The concept is hard to grasp unless it is taught and explained and seen
as it happens.

That's why I think an assembler class is imperative, to show the basics
of how things work at the lowest level, and show the stack as an
interrupt comes in, and what happens to it, and what happens when you
RTI and miraculously go back to where you were. AND explain the
miraculous part as expected behaviour.

After having asked new grads if they learned this, I got a 0%
affirmative reply.

How can kids learn?
On 28.01.2013 14:42, Onestone wrote:
> Why do you want to poll? This is normally not a great idea, since it

Hey, why not poll, why not doing bitbanging at all? Sometimes
interrupts add unnecessary complexity (so poll), sometimes there are not
enough interfaces (so bitbang - which of course is worse than polling).

I think, actual implementation does - as usual - depend on more
circumstances than just "doing it the most elegant way". (and actually
what is "elegant" in what meaning and context?)

Hardy
IMHO you can do what you want, and it is not a problem to poll or bitbang
if you realize that it is better for your project.

Interrupts have several advantages over polling, in special concerning
scalability of your project. Polling have the advantage of the lowest
latency of your communication.

In special at MSP430 there are not many advantages on using polling over
interrupt concerning simplicity as you are going to poll exactly the same
flags that your hardware would be. You can find a code example at
MSP430ware.

Regards,
--
Lu Filipe Rossi
Electrical Engineer
Biomechatronics Lab. / Grupo de Sensores Integreis e Sistemas
Escola Politnica
Universidade de S Paulo
Cel. +55 (11) 7662-9234
Hi all,

I see everyone agrees with Al. I do not doubt Al's intelligence but I agree with Hardy. Interrupt does add complexity specially when you are in time constraint. It is a good idea to use interrupt when you need it. If you have a single task running and do not want any other task disturb it then using the polling is the way to go (maybe in my case).

High Regards,

John.
That is just the point. If you understand them interrupts are not
complex, they are the simple way to do things, why else do you think
desiners and manufacturers of micros have spent so much effort
developing this function?

There is a place for bit banging, but polling, without an exit mechanism
is poor programming, and a disaster waiting to happen. The exit
strategies require additional resources and are required at a per event
level, thus, in the posters IIC example, there are multiple points at
which the program will need to poll, whereas an interrupt system can be
simply designed with a single exit mechanism covering all poll points,
and will thus always be simpler and more robust to use interrupts.

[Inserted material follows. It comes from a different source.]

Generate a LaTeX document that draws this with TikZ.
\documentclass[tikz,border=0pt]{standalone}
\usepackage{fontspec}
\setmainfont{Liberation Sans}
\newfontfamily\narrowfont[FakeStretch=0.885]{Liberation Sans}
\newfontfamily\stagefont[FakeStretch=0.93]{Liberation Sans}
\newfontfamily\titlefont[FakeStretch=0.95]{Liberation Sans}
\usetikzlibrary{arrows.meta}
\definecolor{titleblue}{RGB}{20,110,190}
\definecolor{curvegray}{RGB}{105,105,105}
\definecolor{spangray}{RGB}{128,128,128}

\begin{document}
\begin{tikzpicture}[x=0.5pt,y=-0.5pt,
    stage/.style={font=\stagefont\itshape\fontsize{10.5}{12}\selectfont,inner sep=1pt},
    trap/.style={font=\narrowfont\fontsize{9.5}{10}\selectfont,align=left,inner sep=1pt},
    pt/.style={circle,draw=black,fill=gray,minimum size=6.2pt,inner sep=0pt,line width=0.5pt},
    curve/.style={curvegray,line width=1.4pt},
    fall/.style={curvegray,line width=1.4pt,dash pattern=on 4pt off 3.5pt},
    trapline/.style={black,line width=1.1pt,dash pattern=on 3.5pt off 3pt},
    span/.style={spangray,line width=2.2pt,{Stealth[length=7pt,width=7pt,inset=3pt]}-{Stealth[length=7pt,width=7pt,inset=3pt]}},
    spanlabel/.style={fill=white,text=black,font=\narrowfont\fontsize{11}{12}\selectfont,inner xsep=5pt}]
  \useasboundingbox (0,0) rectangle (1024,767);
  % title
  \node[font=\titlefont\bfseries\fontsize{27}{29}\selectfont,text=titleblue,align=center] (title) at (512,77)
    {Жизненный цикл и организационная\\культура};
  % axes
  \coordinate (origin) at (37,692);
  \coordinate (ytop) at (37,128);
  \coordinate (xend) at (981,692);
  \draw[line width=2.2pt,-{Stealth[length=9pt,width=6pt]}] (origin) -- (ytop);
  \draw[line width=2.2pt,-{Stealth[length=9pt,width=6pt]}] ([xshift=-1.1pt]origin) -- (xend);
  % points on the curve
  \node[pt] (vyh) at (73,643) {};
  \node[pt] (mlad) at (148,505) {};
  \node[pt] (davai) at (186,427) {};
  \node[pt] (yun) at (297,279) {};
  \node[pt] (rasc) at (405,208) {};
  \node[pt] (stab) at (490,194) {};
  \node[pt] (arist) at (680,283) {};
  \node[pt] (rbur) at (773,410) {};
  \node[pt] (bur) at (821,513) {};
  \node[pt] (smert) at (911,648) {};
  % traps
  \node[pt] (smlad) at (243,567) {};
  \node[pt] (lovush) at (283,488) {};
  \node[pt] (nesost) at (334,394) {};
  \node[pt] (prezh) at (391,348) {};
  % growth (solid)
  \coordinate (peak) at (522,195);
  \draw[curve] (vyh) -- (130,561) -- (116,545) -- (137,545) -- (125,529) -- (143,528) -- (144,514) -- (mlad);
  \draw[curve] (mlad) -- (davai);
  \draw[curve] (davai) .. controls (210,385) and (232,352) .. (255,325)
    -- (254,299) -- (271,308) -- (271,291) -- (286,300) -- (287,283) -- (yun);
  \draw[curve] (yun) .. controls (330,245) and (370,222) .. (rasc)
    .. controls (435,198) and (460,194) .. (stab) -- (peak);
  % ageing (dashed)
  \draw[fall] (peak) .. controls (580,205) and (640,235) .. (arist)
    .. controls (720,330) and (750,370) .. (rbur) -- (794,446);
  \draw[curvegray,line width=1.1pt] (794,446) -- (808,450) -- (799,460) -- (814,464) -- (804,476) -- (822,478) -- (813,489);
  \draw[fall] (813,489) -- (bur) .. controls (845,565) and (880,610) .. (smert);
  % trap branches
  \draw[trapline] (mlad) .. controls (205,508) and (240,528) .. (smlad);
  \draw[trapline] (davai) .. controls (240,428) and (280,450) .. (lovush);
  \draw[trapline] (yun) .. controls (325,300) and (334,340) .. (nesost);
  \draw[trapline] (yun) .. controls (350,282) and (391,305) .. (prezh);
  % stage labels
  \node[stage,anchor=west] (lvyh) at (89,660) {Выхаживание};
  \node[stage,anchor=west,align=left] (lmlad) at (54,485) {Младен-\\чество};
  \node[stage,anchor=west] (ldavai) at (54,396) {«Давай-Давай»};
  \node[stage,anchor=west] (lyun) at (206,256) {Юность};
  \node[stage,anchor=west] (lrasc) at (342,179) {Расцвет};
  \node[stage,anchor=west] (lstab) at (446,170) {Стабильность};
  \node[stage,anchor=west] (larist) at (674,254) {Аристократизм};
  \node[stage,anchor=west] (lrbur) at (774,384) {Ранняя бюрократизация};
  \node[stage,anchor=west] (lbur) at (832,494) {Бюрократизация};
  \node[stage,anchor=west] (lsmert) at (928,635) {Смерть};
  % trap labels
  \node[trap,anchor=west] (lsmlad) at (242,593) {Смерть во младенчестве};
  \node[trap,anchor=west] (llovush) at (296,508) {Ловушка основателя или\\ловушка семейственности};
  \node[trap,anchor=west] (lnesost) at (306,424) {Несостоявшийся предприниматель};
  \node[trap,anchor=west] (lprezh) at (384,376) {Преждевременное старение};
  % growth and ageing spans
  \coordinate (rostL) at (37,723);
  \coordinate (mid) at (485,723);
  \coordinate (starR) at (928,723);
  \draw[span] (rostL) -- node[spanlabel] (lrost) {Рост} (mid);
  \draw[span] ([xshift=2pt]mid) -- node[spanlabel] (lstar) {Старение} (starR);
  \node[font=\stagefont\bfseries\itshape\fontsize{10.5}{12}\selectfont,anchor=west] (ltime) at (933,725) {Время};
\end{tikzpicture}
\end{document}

Elegance doesn't come into it. It is about designing robust reliable
code. Every time you write something like:_


You are inviting the test to fail and the program to hang forever. OK
you can use a watchdog to get out of the loop, but that's compensating
for bad design by using a sledge hammer to crack a walnut. This is
especially the case when the condition being looped on depends upon an
external device, like an IIC part, and an even bigger risk when the
condition depends on an external system. There may be a little extra
thought required to implement more complicated functions using
interrupts, but that is part of the skill every programmer should have.

Al
Define better? In this context. In the context of a good program there
is only robust and reliable, once it is robust and reliable then you can
look for compact and efficient. A polled loop without a means to exit if
the test fails is always going to be poor programming.

Yes your reponse to the single event you are waiting for is faster, but
the CPU can do nothing while it sits there spinning its wheels, so
potentially tens, or hundreds of thousands of programming cycles are
wasted. In addition you are sitting there in active mode when you could
well be running in one of the low power modes, so the gain is simplicity
and response at a single instance compared to efficiency of execution
and power consumption across the program.